Once we had arrived ‘home’, at a quarter past five, Roger went downstairs to wash their car. Susan put on a tape of John Denver’s hits that includes those of three years ago namely, “Back Home Again” and “Annie’s Song”. She and Roger had attended a performance of his at the Myer Music Bowl.

Meanwhile, a strong smell of garlic filtered up from the unit below.

At seven o’clock and after I had handed Roger four dollars to cover the cost of petrol, they transported us to view his place of work which is directly across the road from Port Phillip Bay. He guided us through every room of the three-storeyed building. The gents’ bathroom even includes a sauna! He told us that the architects, who originally owned the building, had had it installed.

Roger returned us to South Yarra via South Melbourne where roughly-dressed characters were busily tying Christmas trees to lampposts along Domain Road, in which Malcolm Fraser’s mother resides. As we passed through the park at the Domain, thousands of people were walking to ‘Carols By Candlelight’ at the Myer Music Bowl. It brought back memories of how a crowd, estimated to have consisted of some two hundred thousand people, had gathered there a decade ago to witness The Seekers perform.

Back in the unit we listened to the radio station, 3KZ, before switching to 3MP, which is based on the Mornington Peninsula, and its disc jockey, ‘Baby’ John Burgess. He was working for 2UW, in Sydney, at the time I observed him cross a street in Double Bay.

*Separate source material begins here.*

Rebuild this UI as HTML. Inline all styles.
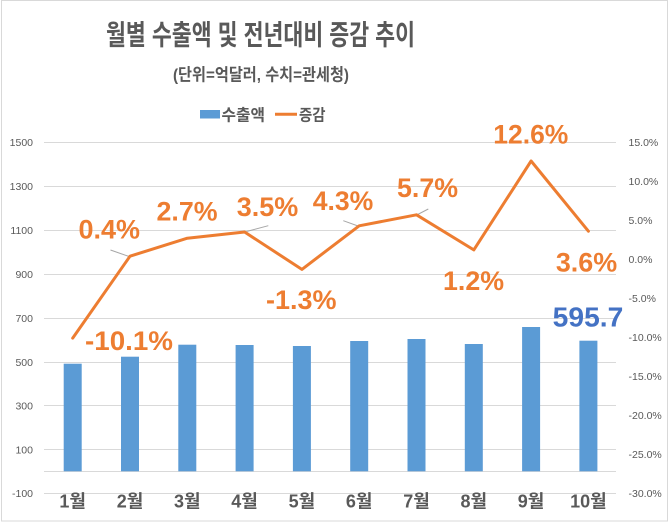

He played “Mull Of Kintyre”, the current hit by Wings, and “How Do You Do It?”, a hit of 1963, by Gerry and The Pacemakers.

We talked about New Zealand and I learned that Susan, too, had stayed at Waitomo Caves in the red ‘Tomo Hut’ youth hostel. Susan and Daryl are sleeping on an inflatable li-lo on the floor of the lounge room. From the single bedroom I can hear the raspy voice of a man as he repeatedly sings “Jingle Bells” through a megaphone down in Toorak Road.